Cabinet Committee on Economic Affairs (CCEA) in a meeting on Wednesday in principle approved a proposal in this regard.

Adviser of the interim government for Finance Dr. Salehuddin Ahmed, who presided over the meeting, said that the government will procure LNG through open tender.

The Energy and Mineral Division of the Ministry of Power, Energy and Mineral Resources placed the proposal where it sought approval to import LNG from 23 listed companies in the international spot market.
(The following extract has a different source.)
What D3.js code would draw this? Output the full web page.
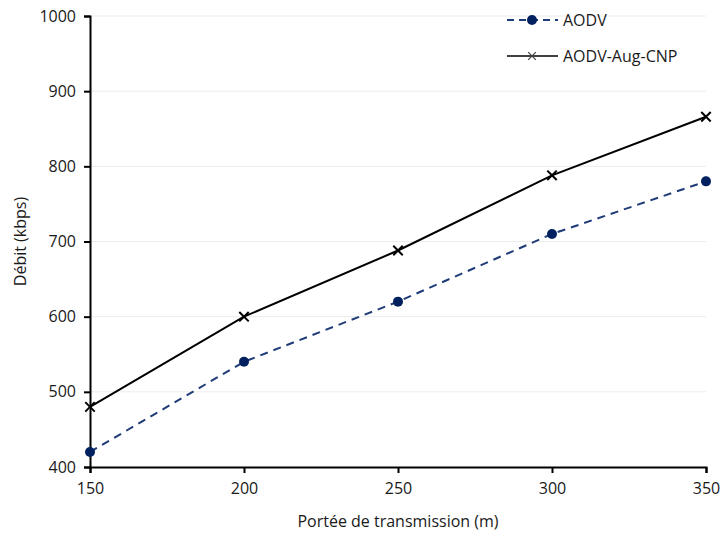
<!DOCTYPE html>
<html>
<head>
<meta charset="utf-8">
<script src="https://cdn.jsdelivr.net/npm/d3@7"></script>
<style>
    body { margin: 0; background: #fff; }
    text { font-family: "Open Sans", "Noto Sans", sans-serif; fill: #1a1a1a; }
</style>
</head>
<body>
<div id="chart"></div>
<script>
const portee = [150, 200, 250, 300, 350]
const aodv = [420, 540, 620, 710, 780]
const aodvAugCnp = [480, 600, 688, 788, 866]
const xTicks = [150, 200, 250, 300, 350]
const yTicks = [400, 500, 600, 700, 800, 900, 1000]
const seriesNames = ["AODV", "AODV-Aug-CNP"]

const width = 723, height = 534
const margin = { top: 16, right: 17, bottom: 67, left: 90 }

const svg = d3.select("#chart")
    .append("svg")
    .attr("width", width)
    .attr("height", height)

const xScale = d3.scaleLinear()
    .domain([150, 350])
    .range([margin.left, width - margin.right])

const yScale = d3.scaleLinear()
    .domain([400, 1000])
    .range([height - margin.bottom, margin.top])

// grid
svg.append("g")
    .selectAll("line")
    .data(yTicks.slice(1))
    .enter()
    .append("line")
    .attr("x1", margin.left)
    .attr("x2", width - margin.right)
    .attr("y1", d => yScale(d))
    .attr("y2", d => yScale(d))
    .attr("stroke", "#ececec")
    .attr("stroke-width", 1)

const xAxis = svg.append("g")
    .attr("transform", `translate(0,${height - margin.bottom})`)
    .call(d3.axisBottom(xScale).tickValues(xTicks).tickFormat(d3.format("d")).tickSize(6).tickPadding(10))
xAxis.select(".domain").attr("stroke", "#000").attr("stroke-width", 2)
xAxis.selectAll(".tick line").attr("stroke", "#000").attr("stroke-width", 2)
xAxis.selectAll("text").attr("font-size", 16).attr("fill", "#1a1a1a")

const yAxis = svg.append("g")
    .attr("transform", `translate(${margin.left},0)`)
    .call(d3.axisLeft(yScale).tickValues(yTicks).tickFormat(d3.format("d")).tickSize(6).tickPadding(8))
yAxis.select(".domain").attr("stroke", "#000").attr("stroke-width", 2)
yAxis.selectAll(".tick line").attr("stroke", "#000").attr("stroke-width", 2)
yAxis.selectAll("text").attr("font-size", 16).attr("fill", "#1a1a1a")

// axis titles
svg.append("text")
    .attr("x", (margin.left + width - margin.right) / 2)
    .attr("y", 527)
    .attr("text-anchor", "middle")
    .attr("font-size", 16)
    .text("Portée de transmission (m)")

svg.append("text")
    .attr("transform", `translate(26,${(margin.top + height - margin.bottom) / 2}) rotate(-90)`)
    .attr("text-anchor", "middle")
    .attr("font-size", 16)
    .text("Débit (kbps)")

const line = d3.line()
    .x((d, i) => xScale(portee[i]))
    .y(d => yScale(d))

const navy = "#002060"

svg.append("path")
    .datum(aodv)
    .attr("d", line)
    .attr("fill", "none")
    .attr("stroke", "#1f3c78")
    .attr("stroke-width", 2)
    .attr("stroke-dasharray", "8,6")

svg.append("path")
    .datum(aodvAugCnp)
    .attr("d", line)
    .attr("fill", "none")
    .attr("stroke", "#000")
    .attr("stroke-width", 2)

svg.append("g")
    .selectAll("circle")
    .data(aodv)
    .enter()
    .append("circle")
    .attr("cx", (d, i) => xScale(portee[i]))
    .attr("cy", d => yScale(d))
    .attr("r", 5)
    .attr("fill", navy)

const cross = d3.symbol().type(d3.symbolX).size(60)
svg.append("g")
    .selectAll("path")
    .data(aodvAugCnp)
    .enter()
    .append("path")
    .attr("d", cross)
    .attr("transform", (d, i) => `translate(${xScale(portee[i])},${yScale(d)})`)
    .attr("stroke", "#000")
    .attr("stroke-width", 2)
    .attr("fill", "none")

// legend
const legend = svg.append("g")
legend.append("line")
    .attr("x1", 507).attr("x2", 558).attr("y1", 20).attr("y2", 20)
    .attr("stroke", "#1f3c78").attr("stroke-width", 2).attr("stroke-dasharray", "7,5")
legend.append("circle")
    .attr("cx", 532).attr("cy", 20).attr("r", 5).attr("fill", navy)
legend.append("text")
    .attr("x", 563).attr("y", 26).attr("font-size", 16).text(seriesNames[0])

legend.append("line")
    .attr("x1", 507).attr("x2", 558).attr("y1", 56).attr("y2", 56)
    .attr("stroke", "#000").attr("stroke-width", 1.5)
legend.append("path")
    .attr("d", d3.symbol().type(d3.symbolX).size(40))
    .attr("transform", "translate(532,56)")
    .attr("stroke", "#444").attr("stroke-width", 1.2)
legend.append("text")
    .attr("x", 563).attr("y", 62).attr("font-size", 16).text(seriesNames[1])
</script>
</body>
</html>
The adviser said that though such 23 companies were enlisted by the previous Awami League government and signed Master Sales and Purchase Agreement, they will remain unchanged.

He said that instead of applying the Speedy Increase of Energy and Power Supply (Special) Act 2010, the interim government will follow the Public Procurement Rules 2008 to ensure the competitive bidding process.

“We don’t want to change them as we wanted to import LNG quickly, ensuring proper competition among the suppliers,” he told reporters.

Committee also approved another proposal in principle to sign a contract to import urea fertiliser for the 2024-25 fiscal year from Fertiglobe Distribution Limited, UAE, on a G-to-G basis.
Meanwhile, the Cabinet Committee on Government Procurement (CCGP) in a meeting, presided over by the Adviser for Finance, approved 3 proposals for import of lentil and fertiliser.

As per the proposal, the Trading Corporation of Bangladesh will procure 10,000 metric tons (MT) of lentil from local firm Sahara Enterprise at a cost of Tk 98.20 crore with each kg priced at Tk 98.20.

The Commerce Ministry which moved the proposal on behalf of the TCB in the meeting mentioned in the proposal that the supplier firm was selected through open tender.

The CCGP approved two separate proposals of the Industries Ministry under which Bangladesh Chemical Industries Corporation will import 30,000 MT of bulk granular urea fertiliser from Fertiglobe Distribution Limited, UAE, under state to state contract at a cost of Tk 121.48 crore.

Each metric ton of fertiliser will cost $343.17.

Another 30,000 MT of bagged granular urea fertiliser will be procured from the local Karnaphuli Fertilizer Company Limited (Kafco) at a cost of Tk 116.99 crore with each metric ton costing $330.50.